Una considerazione riguardo l’ottima performance azionaria di questo anno contribuisce a spiegare il posizionamento scarico degli investitori: in base ai libri di testo i mercati azionari dovrebbero salire sulle aspettative di miglioramento del ciclo economico, e quindi degli utili, mentre quello che attualmente stiamo vivendo non è certo un contesto di crescita robusta o di utili in straordinaria ascesa. Ecco perché gli investitori erano sottopesati sull’equity e sovrappesati sulla liquidità, perché i normali driver di crescita non erano ritenuti così potenti da generare un rally apprezzabile.

Il punto è che, come scritto spesso in questa sede, siamo in un paradigma del tutto nuovo per i mercati, in cui i tassi estremamente bassi e talvolta negativi creano dei comportamenti ai quali non si è abituati e non si hanno regole da seguire o esperienze passate cui attingere come riferimento.
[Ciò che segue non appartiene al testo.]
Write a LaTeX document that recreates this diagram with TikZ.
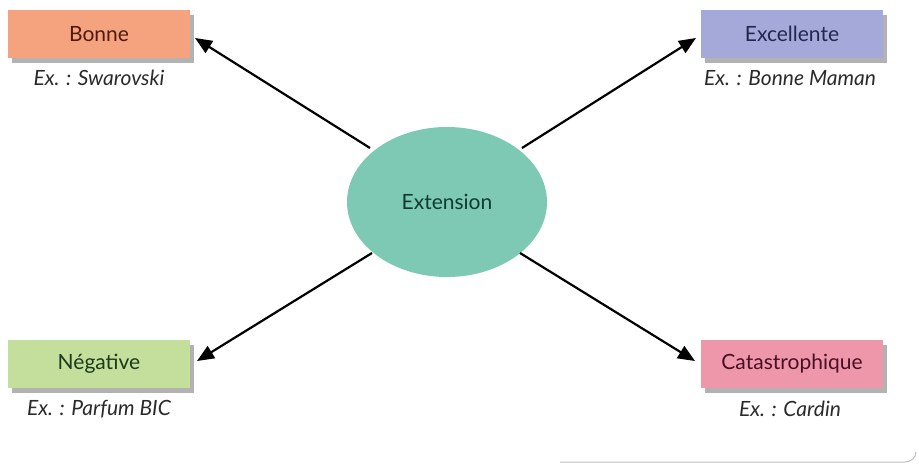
\documentclass[tikz,border=0pt]{standalone}
\usepackage{fontspec}
\setmainfont{Lato}
\usetikzlibrary{shapes.geometric,shadows,arrows.meta}
\definecolor{cBonne}{HTML}{F5A27E}
\definecolor{cExc}{HTML}{A4A9D9}
\definecolor{cNeg}{HTML}{C4DE9C}
\definecolor{cCat}{HTML}{EE97AA}
\definecolor{cExt}{HTML}{7DC9B3}
\definecolor{tBonne}{HTML}{4E1A10}
\definecolor{tExc}{HTML}{23264F}
\definecolor{tNeg}{HTML}{1C3A1C}
\definecolor{tCat}{HTML}{4A0F22}
\definecolor{tExt}{HTML}{0F3B30}
\definecolor{cap}{HTML}{2A2A2A}
\begin{document}
\begin{tikzpicture}[x=1pt,y=-1pt,
  box/.style={rectangle, minimum width=182pt, minimum height=48pt, inner sep=0pt,
    drop shadow={shadow xshift=4pt, shadow yshift=-5pt, opacity=0.5, fill=black!60},
    font=\fontsize{21}{24}\selectfont},
  caption/.style={font=\fontsize{21}{24}\selectfont\itshape, text=cap},
  arr/.style={-{Triangle[length=17pt,width=14pt]}, line width=2.2pt}]
\useasboundingbox (0,0) rectangle (919,466);
\node[box, fill=cBonne, text=tBonne] (bonne) at (99,34) {Bonne};
\node[box, fill=cExc, text=tExc] (exc) at (792,34) {Excellente};
\node[box, fill=cNeg, text=tNeg] (neg) at (99,364) {Négative};
\node[box, fill=cCat, text=tCat] (cat) at (792,364) {Catastrophique};
\node[caption] (cb) at (99,78) {Ex. : Swarovski};
\node[caption] (ce) at (790,78) {Ex. : Bonne Maman};
\node[caption] (cn) at (99,409) {Ex. : Parfum BIC};
\node[caption] (cc) at (790,409) {Ex. : Cardin};
\node[ellipse, fill=cExt, minimum width=200pt, minimum height=150pt, inner sep=0pt,
  text=tExt, font=\fontsize{21}{24}\selectfont] (ext) at (447,202) {Extension};
\coordinate (s1) at (370,148);
\coordinate (s2) at (522,148);
\coordinate (s3) at (372,253);
\coordinate (s4) at (520,253);
\coordinate (e1) at (195,38);
\coordinate (e2) at (696,38);
\coordinate (e3) at (197,361);
\coordinate (e4) at (695,361);
\draw[arr] (s1) -- (e1);
\draw[arr] (s2) -- (e2);
\draw[arr] (s3) -- (e3);
\draw[arr] (s4) -- (e4);
\draw[black!25, line width=1pt] (560,462) -- (905,462) to[out=0,in=-90] (916,452);
\end{tikzpicture}
\end{document}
Ecco che il mercato obbligazionario diventa come una ZTL (paragone sentito di recente e che rende l’idea) dove si paga per entrare (paradossalmente il debitore viene pagato per prendere soldi a prestito) e si inverte lo scopo per cui si comprano certi strumenti finanziari: oggi il rendimento delle azioni (guardando al dividend yield o all’earnings yield) è superiore a quello delle obbligazioni e quindi i bond possono essere comprati per ottenere un apprezzamento in conto capitale (capital gain) mentre l’equity per il flusso monetario che genera! Esattamente l’opposto di quello a cui si è abituati a pensare.

Quest’anno entrambe le asset class, bond ed equity, sono salite ma per motivi diversi rispetto a quelli canonici.
Questo è vero soprattutto in Europa dove i rendimenti obbligazionari sono estremamente bassi, mentre negli Stati Uniti è un po’ più semplice la composizione di portafogli bilanciati dato che un minimo di flusso cedolare esiste.